→ **What you need to do**
Which lines in the records below contain the word "this"? Copy each one out.

[begin Material provided]

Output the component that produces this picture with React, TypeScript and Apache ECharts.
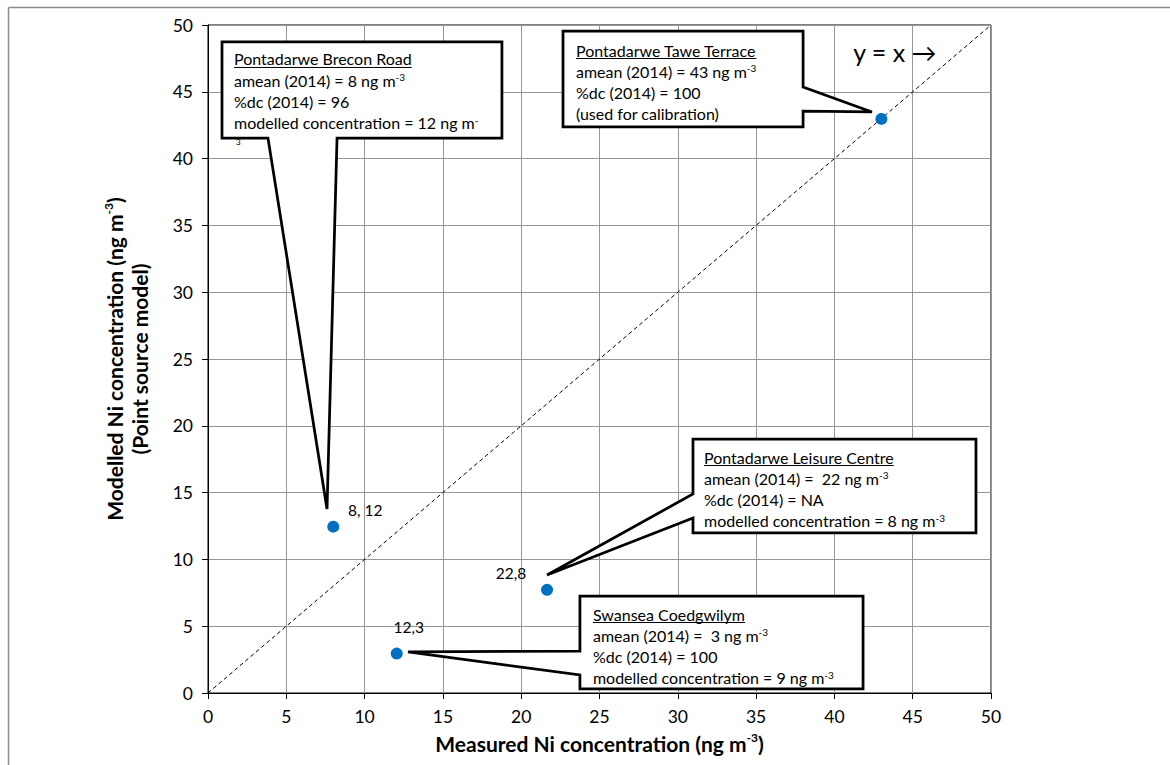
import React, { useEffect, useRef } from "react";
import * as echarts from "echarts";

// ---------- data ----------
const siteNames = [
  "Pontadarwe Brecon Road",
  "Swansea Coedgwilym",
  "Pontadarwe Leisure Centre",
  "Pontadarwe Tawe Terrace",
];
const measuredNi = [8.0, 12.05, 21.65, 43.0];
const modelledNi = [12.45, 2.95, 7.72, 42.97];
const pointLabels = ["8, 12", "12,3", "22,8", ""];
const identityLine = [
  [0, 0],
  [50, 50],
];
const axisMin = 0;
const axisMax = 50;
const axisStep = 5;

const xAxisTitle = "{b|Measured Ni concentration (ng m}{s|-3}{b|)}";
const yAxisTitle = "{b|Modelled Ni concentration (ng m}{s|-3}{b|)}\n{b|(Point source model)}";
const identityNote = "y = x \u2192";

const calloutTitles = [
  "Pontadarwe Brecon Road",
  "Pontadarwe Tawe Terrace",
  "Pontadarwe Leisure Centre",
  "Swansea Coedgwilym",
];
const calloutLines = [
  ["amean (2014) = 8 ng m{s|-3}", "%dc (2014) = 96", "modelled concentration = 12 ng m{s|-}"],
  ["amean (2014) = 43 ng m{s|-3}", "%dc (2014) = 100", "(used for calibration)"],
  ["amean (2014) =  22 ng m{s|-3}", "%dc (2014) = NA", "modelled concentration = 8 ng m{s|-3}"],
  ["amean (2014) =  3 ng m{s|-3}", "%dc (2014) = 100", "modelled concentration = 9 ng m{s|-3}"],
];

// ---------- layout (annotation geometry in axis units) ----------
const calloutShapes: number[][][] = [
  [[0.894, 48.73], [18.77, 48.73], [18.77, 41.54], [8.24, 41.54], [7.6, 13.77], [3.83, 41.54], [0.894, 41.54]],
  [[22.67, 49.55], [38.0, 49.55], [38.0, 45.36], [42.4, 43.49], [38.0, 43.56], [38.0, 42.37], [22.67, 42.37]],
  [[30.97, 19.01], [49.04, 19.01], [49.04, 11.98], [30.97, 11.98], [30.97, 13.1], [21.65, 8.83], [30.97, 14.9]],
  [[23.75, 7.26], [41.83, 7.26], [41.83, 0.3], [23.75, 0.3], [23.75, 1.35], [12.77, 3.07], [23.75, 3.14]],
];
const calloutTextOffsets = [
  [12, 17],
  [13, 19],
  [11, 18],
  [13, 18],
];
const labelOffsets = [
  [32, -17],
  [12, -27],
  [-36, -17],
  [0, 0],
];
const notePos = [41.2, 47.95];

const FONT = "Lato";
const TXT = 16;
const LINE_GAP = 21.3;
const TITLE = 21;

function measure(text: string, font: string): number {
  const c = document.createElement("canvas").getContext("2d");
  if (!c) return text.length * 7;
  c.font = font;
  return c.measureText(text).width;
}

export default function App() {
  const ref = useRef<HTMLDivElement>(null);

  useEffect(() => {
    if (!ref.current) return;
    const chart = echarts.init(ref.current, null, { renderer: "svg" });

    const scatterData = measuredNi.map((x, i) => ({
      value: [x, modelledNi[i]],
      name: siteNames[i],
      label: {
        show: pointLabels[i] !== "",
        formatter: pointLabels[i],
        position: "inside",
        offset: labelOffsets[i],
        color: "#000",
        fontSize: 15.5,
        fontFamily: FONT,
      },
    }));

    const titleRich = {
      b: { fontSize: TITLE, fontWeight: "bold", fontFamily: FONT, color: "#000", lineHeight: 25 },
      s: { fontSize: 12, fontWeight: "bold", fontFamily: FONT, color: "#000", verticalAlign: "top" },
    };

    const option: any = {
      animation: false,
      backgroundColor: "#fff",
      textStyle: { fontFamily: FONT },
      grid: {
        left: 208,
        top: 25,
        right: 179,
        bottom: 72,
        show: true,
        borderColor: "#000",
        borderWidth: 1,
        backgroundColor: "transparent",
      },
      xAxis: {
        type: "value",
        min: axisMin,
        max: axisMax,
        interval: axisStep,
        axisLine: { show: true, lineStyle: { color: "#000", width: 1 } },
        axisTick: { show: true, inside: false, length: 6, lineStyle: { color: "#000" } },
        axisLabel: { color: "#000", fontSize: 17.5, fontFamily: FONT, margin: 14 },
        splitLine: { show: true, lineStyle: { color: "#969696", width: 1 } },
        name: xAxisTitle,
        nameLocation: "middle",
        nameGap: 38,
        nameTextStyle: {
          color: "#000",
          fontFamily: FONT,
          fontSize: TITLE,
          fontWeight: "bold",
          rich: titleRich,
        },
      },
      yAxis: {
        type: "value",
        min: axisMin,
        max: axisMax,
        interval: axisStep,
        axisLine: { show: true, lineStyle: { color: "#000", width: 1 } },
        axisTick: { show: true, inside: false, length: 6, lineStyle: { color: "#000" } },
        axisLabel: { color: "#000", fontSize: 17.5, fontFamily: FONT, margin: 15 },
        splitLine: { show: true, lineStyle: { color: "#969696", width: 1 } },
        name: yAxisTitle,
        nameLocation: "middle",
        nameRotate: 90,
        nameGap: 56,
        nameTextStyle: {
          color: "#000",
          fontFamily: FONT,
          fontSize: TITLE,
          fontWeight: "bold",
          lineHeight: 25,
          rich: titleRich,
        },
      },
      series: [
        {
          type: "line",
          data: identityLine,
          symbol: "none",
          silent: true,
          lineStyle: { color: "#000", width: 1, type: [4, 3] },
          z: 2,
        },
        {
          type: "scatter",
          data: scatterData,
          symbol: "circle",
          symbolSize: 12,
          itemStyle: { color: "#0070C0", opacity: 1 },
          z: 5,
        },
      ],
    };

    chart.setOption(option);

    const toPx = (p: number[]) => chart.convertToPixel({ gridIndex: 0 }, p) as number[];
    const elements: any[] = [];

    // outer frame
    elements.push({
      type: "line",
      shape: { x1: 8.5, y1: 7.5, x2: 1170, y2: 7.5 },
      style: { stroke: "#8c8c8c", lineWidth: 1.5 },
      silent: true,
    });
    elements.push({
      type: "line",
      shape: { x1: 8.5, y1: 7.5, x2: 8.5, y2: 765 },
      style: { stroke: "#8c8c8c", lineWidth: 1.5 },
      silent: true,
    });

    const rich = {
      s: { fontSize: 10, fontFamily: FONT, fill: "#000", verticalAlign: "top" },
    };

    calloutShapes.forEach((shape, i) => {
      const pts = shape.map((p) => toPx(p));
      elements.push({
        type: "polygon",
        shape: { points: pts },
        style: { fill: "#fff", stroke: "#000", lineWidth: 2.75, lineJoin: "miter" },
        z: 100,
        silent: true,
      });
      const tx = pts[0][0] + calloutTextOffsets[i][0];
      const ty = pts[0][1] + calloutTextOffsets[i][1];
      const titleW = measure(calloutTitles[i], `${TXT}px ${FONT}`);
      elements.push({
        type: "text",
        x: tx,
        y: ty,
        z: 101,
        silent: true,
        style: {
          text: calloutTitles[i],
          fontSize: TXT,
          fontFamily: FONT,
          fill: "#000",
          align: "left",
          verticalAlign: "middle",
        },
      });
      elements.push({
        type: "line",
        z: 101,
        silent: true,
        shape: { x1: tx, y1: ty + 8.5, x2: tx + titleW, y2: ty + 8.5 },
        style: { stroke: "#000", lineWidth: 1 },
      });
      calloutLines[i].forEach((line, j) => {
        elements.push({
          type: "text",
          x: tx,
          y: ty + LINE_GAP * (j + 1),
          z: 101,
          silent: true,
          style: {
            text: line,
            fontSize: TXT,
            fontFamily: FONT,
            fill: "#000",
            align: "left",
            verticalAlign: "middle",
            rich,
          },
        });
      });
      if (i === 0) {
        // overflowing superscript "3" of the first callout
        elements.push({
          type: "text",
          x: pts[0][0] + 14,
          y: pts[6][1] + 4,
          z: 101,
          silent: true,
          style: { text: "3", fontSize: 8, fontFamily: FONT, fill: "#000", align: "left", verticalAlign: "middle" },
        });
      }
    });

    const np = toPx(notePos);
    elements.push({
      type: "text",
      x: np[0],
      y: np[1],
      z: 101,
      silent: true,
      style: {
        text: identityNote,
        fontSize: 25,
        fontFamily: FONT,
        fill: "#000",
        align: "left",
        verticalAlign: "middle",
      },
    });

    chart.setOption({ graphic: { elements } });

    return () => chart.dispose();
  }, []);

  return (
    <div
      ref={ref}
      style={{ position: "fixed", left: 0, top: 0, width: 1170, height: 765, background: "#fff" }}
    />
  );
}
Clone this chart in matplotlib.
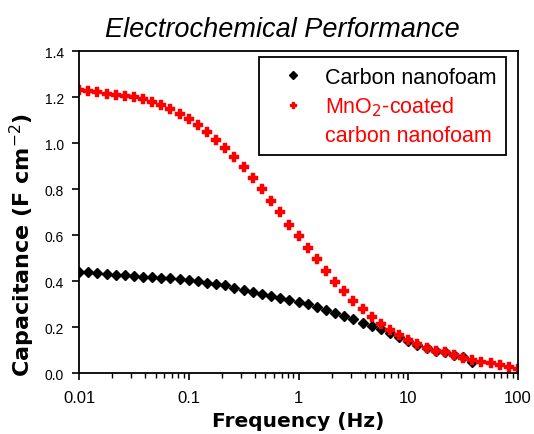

[end Material provided]

→ **Result**
Output the component that produces this picture with React, TypeScript and Apache ECharts.
Clone this chart in matplotlib.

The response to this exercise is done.